Transcribe every line exactly and omit anything that is a picture.

--- Provided data ---

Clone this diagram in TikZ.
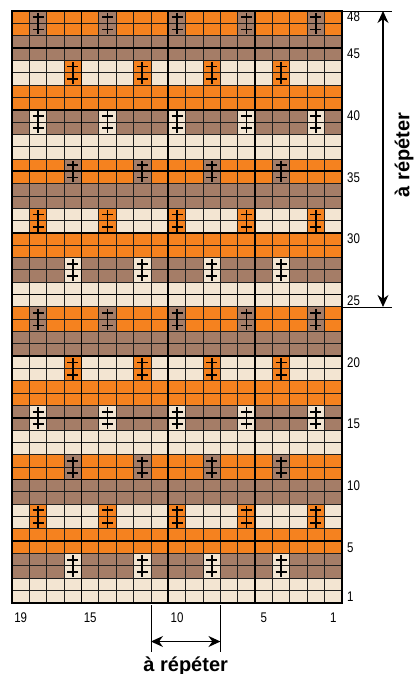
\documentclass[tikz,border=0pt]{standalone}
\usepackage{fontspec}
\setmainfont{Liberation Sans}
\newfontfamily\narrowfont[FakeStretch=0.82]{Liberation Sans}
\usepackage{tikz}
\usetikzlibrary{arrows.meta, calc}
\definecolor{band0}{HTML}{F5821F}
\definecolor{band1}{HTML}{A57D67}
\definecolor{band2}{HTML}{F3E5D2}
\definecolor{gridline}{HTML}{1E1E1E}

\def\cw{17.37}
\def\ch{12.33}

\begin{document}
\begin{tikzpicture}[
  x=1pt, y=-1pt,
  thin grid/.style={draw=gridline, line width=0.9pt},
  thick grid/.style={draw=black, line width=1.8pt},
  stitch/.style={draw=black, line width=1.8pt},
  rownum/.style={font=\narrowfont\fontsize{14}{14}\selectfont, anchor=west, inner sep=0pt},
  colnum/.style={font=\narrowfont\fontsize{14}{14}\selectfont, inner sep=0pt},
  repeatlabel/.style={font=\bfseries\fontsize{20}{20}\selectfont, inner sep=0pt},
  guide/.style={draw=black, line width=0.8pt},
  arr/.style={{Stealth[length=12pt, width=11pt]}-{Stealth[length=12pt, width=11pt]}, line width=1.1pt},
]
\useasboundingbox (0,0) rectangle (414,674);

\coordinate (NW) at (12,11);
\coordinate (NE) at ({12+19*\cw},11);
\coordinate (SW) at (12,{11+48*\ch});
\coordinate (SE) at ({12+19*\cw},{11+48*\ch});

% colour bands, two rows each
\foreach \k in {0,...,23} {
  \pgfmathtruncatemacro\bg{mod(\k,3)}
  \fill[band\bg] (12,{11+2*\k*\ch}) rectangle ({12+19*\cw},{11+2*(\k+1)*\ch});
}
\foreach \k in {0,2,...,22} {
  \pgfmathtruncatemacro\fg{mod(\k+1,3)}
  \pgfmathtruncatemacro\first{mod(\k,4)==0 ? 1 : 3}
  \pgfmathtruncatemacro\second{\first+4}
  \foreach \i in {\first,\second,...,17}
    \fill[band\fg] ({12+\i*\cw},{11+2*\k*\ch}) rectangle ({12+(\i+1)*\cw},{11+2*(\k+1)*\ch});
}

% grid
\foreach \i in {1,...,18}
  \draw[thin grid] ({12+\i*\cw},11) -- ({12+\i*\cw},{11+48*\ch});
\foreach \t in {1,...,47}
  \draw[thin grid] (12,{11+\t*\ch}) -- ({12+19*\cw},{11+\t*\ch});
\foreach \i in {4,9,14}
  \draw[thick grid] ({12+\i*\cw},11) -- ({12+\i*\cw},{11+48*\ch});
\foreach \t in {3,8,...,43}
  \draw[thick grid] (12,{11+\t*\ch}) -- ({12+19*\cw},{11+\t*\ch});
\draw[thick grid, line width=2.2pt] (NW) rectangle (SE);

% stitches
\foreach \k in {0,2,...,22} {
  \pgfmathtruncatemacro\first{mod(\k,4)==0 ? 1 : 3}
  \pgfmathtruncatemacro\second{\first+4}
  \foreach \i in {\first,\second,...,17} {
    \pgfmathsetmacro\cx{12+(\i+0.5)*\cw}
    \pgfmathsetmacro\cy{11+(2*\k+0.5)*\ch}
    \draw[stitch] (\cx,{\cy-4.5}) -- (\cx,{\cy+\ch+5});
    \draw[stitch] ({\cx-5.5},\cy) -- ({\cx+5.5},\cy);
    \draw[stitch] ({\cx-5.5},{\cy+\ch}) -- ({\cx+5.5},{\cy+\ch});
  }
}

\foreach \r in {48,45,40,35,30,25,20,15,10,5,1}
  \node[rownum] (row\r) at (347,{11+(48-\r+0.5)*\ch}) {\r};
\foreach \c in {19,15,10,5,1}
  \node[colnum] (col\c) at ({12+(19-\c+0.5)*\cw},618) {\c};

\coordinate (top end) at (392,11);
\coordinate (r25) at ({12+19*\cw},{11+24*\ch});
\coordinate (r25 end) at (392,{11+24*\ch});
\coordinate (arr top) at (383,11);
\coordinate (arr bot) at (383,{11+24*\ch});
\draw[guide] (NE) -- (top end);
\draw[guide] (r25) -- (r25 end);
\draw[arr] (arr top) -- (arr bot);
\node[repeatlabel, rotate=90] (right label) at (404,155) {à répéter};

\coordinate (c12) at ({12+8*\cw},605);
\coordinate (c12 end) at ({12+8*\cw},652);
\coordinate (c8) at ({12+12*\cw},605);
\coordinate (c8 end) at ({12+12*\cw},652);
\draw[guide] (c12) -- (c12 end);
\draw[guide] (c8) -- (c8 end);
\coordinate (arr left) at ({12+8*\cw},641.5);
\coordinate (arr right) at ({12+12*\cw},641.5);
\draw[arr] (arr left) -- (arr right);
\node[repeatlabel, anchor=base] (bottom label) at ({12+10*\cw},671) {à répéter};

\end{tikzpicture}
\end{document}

---

> **Exercise answer**
Clone this diagram in TikZ.
\documentclass[tikz,border=0pt]{standalone}
\usepackage{fontspec}
\setmainfont{Liberation Sans}
\newfontfamily\narrowfont[FakeStretch=0.82]{Liberation Sans}
\usepackage{tikz}
\usetikzlibrary{arrows.meta, calc}
\definecolor{band0}{HTML}{F5821F}
\definecolor{band1}{HTML}{A57D67}
\definecolor{band2}{HTML}{F3E5D2}
\definecolor{gridline}{HTML}{1E1E1E}

\def\cw{17.37}
\def\ch{12.33}

\begin{document}
\begin{tikzpicture}[
  x=1pt, y=-1pt,
  thin grid/.style={draw=gridline, line width=0.9pt},
  thick grid/.style={draw=black, line width=1.8pt},
  stitch/.style={draw=black, line width=1.8pt},
  rownum/.style={font=\narrowfont\fontsize{14}{14}\selectfont, anchor=west, inner sep=0pt},
  colnum/.style={font=\narrowfont\fontsize{14}{14}\selectfont, inner sep=0pt},
  repeatlabel/.style={font=\bfseries\fontsize{20}{20}\selectfont, inner sep=0pt},
  guide/.style={draw=black, line width=0.8pt},
  arr/.style={{Stealth[length=12pt, width=11pt]}-{Stealth[length=12pt, width=11pt]}, line width=1.1pt},
]
\useasboundingbox (0,0) rectangle (414,674);

\coordinate (NW) at (12,11);
\coordinate (NE) at ({12+19*\cw},11);
\coordinate (SW) at (12,{11+48*\ch});
\coordinate (SE) at ({12+19*\cw},{11+48*\ch});

% colour bands, two rows each
\foreach \k in {0,...,23} {
  \pgfmathtruncatemacro\bg{mod(\k,3)}
  \fill[band\bg] (12,{11+2*\k*\ch}) rectangle ({12+19*\cw},{11+2*(\k+1)*\ch});
}
\foreach \k in {0,2,...,22} {
  \pgfmathtruncatemacro\fg{mod(\k+1,3)}
  \pgfmathtruncatemacro\first{mod(\k,4)==0 ? 1 : 3}
  \pgfmathtruncatemacro\second{\first+4}
  \foreach \i in {\first,\second,...,17}
    \fill[band\fg] ({12+\i*\cw},{11+2*\k*\ch}) rectangle ({12+(\i+1)*\cw},{11+2*(\k+1)*\ch});
}

% grid
\foreach \i in {1,...,18}
  \draw[thin grid] ({12+\i*\cw},11) -- ({12+\i*\cw},{11+48*\ch});
\foreach \t in {1,...,47}
  \draw[thin grid] (12,{11+\t*\ch}) -- ({12+19*\cw},{11+\t*\ch});
\foreach \i in {4,9,14}
  \draw[thick grid] ({12+\i*\cw},11) -- ({12+\i*\cw},{11+48*\ch});
\foreach \t in {3,8,...,43}
  \draw[thick grid] (12,{11+\t*\ch}) -- ({12+19*\cw},{11+\t*\ch});
\draw[thick grid, line width=2.2pt] (NW) rectangle (SE);

% stitches
\foreach \k in {0,2,...,22} {
  \pgfmathtruncatemacro\first{mod(\k,4)==0 ? 1 : 3}
  \pgfmathtruncatemacro\second{\first+4}
  \foreach \i in {\first,\second,...,17} {
    \pgfmathsetmacro\cx{12+(\i+0.5)*\cw}
    \pgfmathsetmacro\cy{11+(2*\k+0.5)*\ch}
    \draw[stitch] (\cx,{\cy-4.5}) -- (\cx,{\cy+\ch+5});
    \draw[stitch] ({\cx-5.5},\cy) -- ({\cx+5.5},\cy);
    \draw[stitch] ({\cx-5.5},{\cy+\ch}) -- ({\cx+5.5},{\cy+\ch});
  }
}

\foreach \r in {48,45,40,35,30,25,20,15,10,5,1}
  \node[rownum] (row\r) at (347,{11+(48-\r+0.5)*\ch}) {\r};
\foreach \c in {19,15,10,5,1}
  \node[colnum] (col\c) at ({12+(19-\c+0.5)*\cw},618) {\c};

\coordinate (top end) at (392,11);
\coordinate (r25) at ({12+19*\cw},{11+24*\ch});
\coordinate (r25 end) at (392,{11+24*\ch});
\coordinate (arr top) at (383,11);
\coordinate (arr bot) at (383,{11+24*\ch});
\draw[guide] (NE) -- (top end);
\draw[guide] (r25) -- (r25 end);
\draw[arr] (arr top) -- (arr bot);
\node[repeatlabel, rotate=90] (right label) at (404,155) {à répéter};

\coordinate (c12) at ({12+8*\cw},605);
\coordinate (c12 end) at ({12+8*\cw},652);
\coordinate (c8) at ({12+12*\cw},605);
\coordinate (c8 end) at ({12+12*\cw},652);
\draw[guide] (c12) -- (c12 end);
\draw[guide] (c8) -- (c8 end);
\coordinate (arr left) at ({12+8*\cw},641.5);
\coordinate (arr right) at ({12+12*\cw},641.5);
\draw[arr] (arr left) -- (arr right);
\node[repeatlabel, anchor=base] (bottom label) at ({12+10*\cw},671) {à répéter};

\end{tikzpicture}
\end{document}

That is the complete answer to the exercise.